Hypercube graph

In the mathematical field of graph theory, the hypercube graph ${\displaystyle Q_{n}}$ is a special regular graph with ${\displaystyle 2^{n}}$ vertices, which correspond to the subsets of a set with n elements. Two vertices labelled by subsets S and T are joined by an edge if and only if S can be obtained from T by adding or removing a single element. Each vertex of a hypercube is incident to exactly n edges, so that the total number of edges is ${\displaystyle 2^{n-1}n}$.

The vertices of a hypercube can be regarded as strings of n bits. In this labeling, two bit strings represent adjacent vertices if and only if they agree in exactly ${\displaystyle n-1}$ positions. The hypercube can also be defined as the Hasse diagram of a Boolean algebra, or as the one-dimensional skeleton of a measure polytope.

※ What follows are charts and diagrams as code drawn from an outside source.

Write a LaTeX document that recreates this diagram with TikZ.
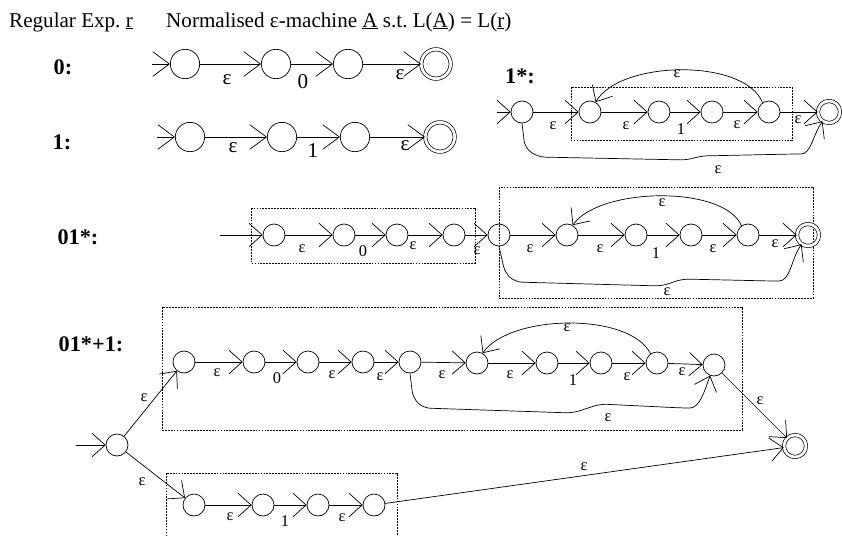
\documentclass[tikz,border=0pt]{standalone}
\usepackage{fontspec}
\setmainfont{Liberation Serif}
\usetikzlibrary{arrows.meta}
\tikzstyle{state}=[draw, circle, inner sep=0pt, minimum size=6.6mm, line width=0.6pt]
\tikzstyle{bigstate}=[state, minimum size=8.8mm]
\tikzstyle{accept}=[double, double distance=0.8mm]
\tikzstyle{trans}=[draw, line width=0.6pt, -{Straight Barb[length=3.9mm, width=7mm]}]
\tikzstyle{bigtrans}=[draw, line width=0.6pt, -{Straight Barb[length=5mm, width=7.4mm]}]
\tikzstyle{box}=[draw, line width=0.5pt, dash pattern=on 1.5pt off 1pt]
\tikzstyle{lab}=[inner sep=0pt, font=\fontsize{14}{14}\selectfont]
\tikzstyle{biglab}=[inner sep=0pt, font=\fontsize{18}{18}\selectfont]
\tikzstyle{title}=[inner sep=0pt, font=\fontsize{19}{19}\selectfont\bfseries]

\begin{document}
\begin{tikzpicture}[x=0.3mm, y=-0.3mm]
  \useasboundingbox (0,0) rectangle (842,536);

  % heading
  \node[biglab, anchor=west] (hr) at (9,22) {Regular Exp.\ \underline{r}};
  \node[biglab, anchor=west] (hm) at (166,22) {Normalised ε-machine \underline{A} s.t.\ L(\underline{A}) = L(\underline{r})};

  % ---- 0 ----
  \node[title] (t0) at (63,67) {0:};
  \begin{scope}[every node/.style={bigstate}]
    \node (a1) at (185,64) {};
    \node (a2) at (276,64) {};
    \node (a3) at (348,64) {};
    \node[accept] (a4) at (436,64) {};
  \end{scope}
  \coordinate (a0) at (152,64);
  \begin{scope}[every path/.style={bigtrans}]
    \path (a0) -- (a1);
    \path (a1) -- (a2);
    \path (a2) -- (a3);
    \path (a3) -- (a4);
  \end{scope}
  \node[biglab] (la1) at (227,80) {ε};
  \node[biglab] (la2) at (303,82) {0};
  \node[biglab] (la3) at (400,75) {ε};

  % ---- 1 ----
  \node[title] (t1) at (62,142) {1:};
  \begin{scope}[every node/.style={bigstate}]
    \node (b1) at (190,137) {};
    \node (b2) at (282,137) {};
    \node (b3) at (355,137) {};
    \node[accept] (b4) at (440,137) {};
  \end{scope}
  \coordinate (b0) at (157,137);
  \begin{scope}[every path/.style={bigtrans}]
    \path (b0) -- (b1);
    \path (b1) -- (b2);
    \path (b2) -- (b3);
    \path (b3) -- (b4);
  \end{scope}
  \node[biglab] (lb1) at (233,148) {ε};
  \node[biglab] (lb2) at (313,151) {1};
  \node[biglab] (lb3) at (405,146) {ε};

  % ---- 1* ----
  \node[title] (t2) at (520,76) {1*:};
  \draw[box] (571,87) rectangle (792,140);
  \begin{scope}[every node/.style={state}]
    \node (c0) at (522,112) {};
    \node (c1) at (590,112) {};
    \node (c2) at (659,112) {};
    \node (c3) at (712,112) {};
    \node (c4) at (769,112) {};
    \node[accept] (c5) at (829,112) {};
  \end{scope}
  \coordinate (cin) at (497,112);
  \begin{scope}[every path/.style={trans}]
    \path (cin) -- (c0);
    \path (c0) -- (c1);
    \path (c1) -- (c2);
    \path (c2) -- (c3);
    \path (c3) -- (c4);
    \path (c4) -- (c5);
    \path (c4.125) .. controls (745,58) and (620,60) .. (c1.60);
    \path[rounded corners=6pt] (c0.south) -- (525,148) -- (538,157) -- (688,160)
      -- (700,156) -- (794,154) to[out=0, in=235] (c5.235);
  \end{scope}
  \node[lab] (lc1) at (553,126) {ε};
  \node[lab] (lc2) at (626,126) {ε};
  \node[lab] (lc3) at (681,129) {1};
  \node[lab] (lc4) at (737,125) {ε};
  \node[lab] (lc5) at (798,120) {ε};
  \node[lab] (lc6) at (677,74) {ε};
  \node[lab] (lc7) at (718,170) {ε};

  % ---- 01* ----
  \node[title] (t3) at (78,237) {01*:};
  \draw[box] (251,208) rectangle (475,263);
  \draw[box] (499,187) rectangle (813,298);
  \begin{scope}[every node/.style={state}]
    \node (d1) at (274,235) {};
    \node (d2) at (344,235) {};
    \node (d3) at (397,235) {};
    \node (d4) at (454,235) {};
    \node (d5) at (499,235) {};
    \node (e1) at (567,235) {};
    \node (e2) at (636,235) {};
    \node (e3) at (691,235) {};
    \node (e4) at (748,235) {};
    \node[accept] (e5) at (808,235) {};
  \end{scope}
  \coordinate (din) at (220,235);
  \begin{scope}[every path/.style={trans}]
    \path (din) -- (d1);
    \path (d1) -- (d2);
    \path (d2) -- (d3);
    \path (d3) -- (d4);
    \path (d4) -- (d5);
    \path (d5) -- (e1);
    \path (e1) -- (e2);
    \path (e2) -- (e3);
    \path (e3) -- (e4);
    \path (e4) -- (e5);
    \path (e4.125) .. controls (724,185) and (600,187) .. (e1.60);
    \path[rounded corners=6pt] (d5.south) -- (505,273) -- (515,282) -- (662,286)
      -- (682,279) -- (772,281) to[out=0, in=235] (e5.235);
  \end{scope}
  \node[lab] (ld1) at (302,249) {ε};
  \node[lab] (ld2) at (363,251) {0};
  \node[lab] (ld3) at (413,246) {ε};
  \node[lab] (ld4) at (477,251) {ε};
  \node[lab] (ld5) at (530,249) {ε};
  \node[lab] (ld6) at (600,249) {ε};
  \node[lab] (ld7) at (656,253) {1};
  \node[lab] (ld8) at (713,249) {ε};
  \node[lab] (ld9) at (775,244) {ε};
  \node[lab] (ld10) at (662,203) {ε};
  \node[lab] (ld11) at (667,292) {ε};

  % ---- 01*+1 ----
  \node[title] (t4) at (91,344) {01*+1:};
  \draw[box] (162,307) rectangle (742,430);
  \draw[box] (166,473) rectangle (397,545);
  \begin{scope}[every node/.style={state}]
    \node (s) at (117,445) {};
    \node (f1) at (184,362) {};
    \node (f2) at (254,362) {};
    \node (f3) at (308,362) {};
    \node (f4) at (363,362) {};
    \node (f5) at (410,362) {};
    \node (f6) at (477,363) {};
    \node (f7) at (547,363) {};
    \node (f8) at (601,363) {};
    \node (f9) at (657,363) {};
    \node (f10) at (714,365) {};
    \node (g1) at (194,505) {};
    \node (g2) at (263,505) {};
    \node (g3) at (318,505) {};
    \node (g4) at (374,505) {};
    \node[accept] (ff) at (795,446) {};
  \end{scope}
  \coordinate (sin) at (76,445);
  \begin{scope}[every path/.style={trans}]
    \path (sin) -- (s);
    \path (s) -- (f1);
    \path (s) -- (g1);
    \path (f1) -- (f2);
    \path (f2) -- (f3);
    \path (f3) -- (f4);
    \path (f4) -- (f5);
    \path (f5) -- (f6);
    \path (f6) -- (f7);
    \path (f7) -- (f8);
    \path (f8) -- (f9);
    \path (f9) -- (f10);
    \path (f9.125) .. controls (630,312) and (510,314) .. (f6.60);
    \path[rounded corners=6pt] (f5.south) -- (413,398) -- (423,408) -- (573,413)
      -- (600,404) -- (683,408) to[out=0, in=250] (f10.250);
    \path (f10) -- (ff);
    \path (g1) -- (g2);
    \path (g2) -- (g3);
    \path (g3) -- (g4);
    \path (g4) -- (ff);
  \end{scope}
  \node[lab] (lf1) at (217,373) {ε};
  \node[lab] (lf2) at (277,378) {0};
  \node[lab] (lf3) at (332,375) {ε};
  \node[lab] (lf4) at (380,377) {ε};
  \node[lab] (lf5) at (442,375) {ε};
  \node[lab] (lf6) at (510,375) {ε};
  \node[lab] (lf7) at (573,380) {1};
  \node[lab] (lf8) at (627,377) {ε};
  \node[lab] (lf9) at (682,372) {ε};
  \node[lab] (lf10) at (567,328) {ε};
  \node[lab] (lf11) at (608,418) {ε};
  \node[lab] (lf12) at (760,401) {ε};
  \node[lab] (ls1) at (144,398) {ε};
  \node[lab] (ls2) at (142,482) {ε};
  \node[lab] (lg1) at (230,517) {ε};
  \node[lab] (lg2) at (285,521) {1};
  \node[lab] (lg3) at (342,518) {ε};
  \node[lab] (lg4) at (584,467) {ε};
\end{tikzpicture}
\end{document}
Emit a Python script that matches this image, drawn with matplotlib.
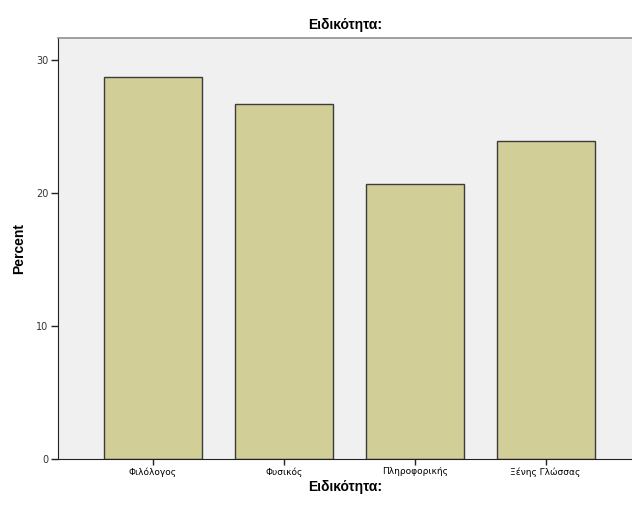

For example, the graph ${\displaystyle Q_{0}}$ consists of a single vertex, while ${\displaystyle Q_{1}}$ is the complete graph on two vertices and ${\displaystyle Q_{2}}$ is a cycle of length 4.

Every hypercube is a bipartite graph, because two subsets S and T can represent adjacent vertices only if S has odd cardinality and T"' has even cardinality, or vice versa.

The graph ${\displaystyle Q_{n}}$ is planar if and only if ${\displaystyle n\leq e}$.

The hypercubes should not be confused with cubic graphs; only ${\displaystyle Q_{3}}$ is cubic.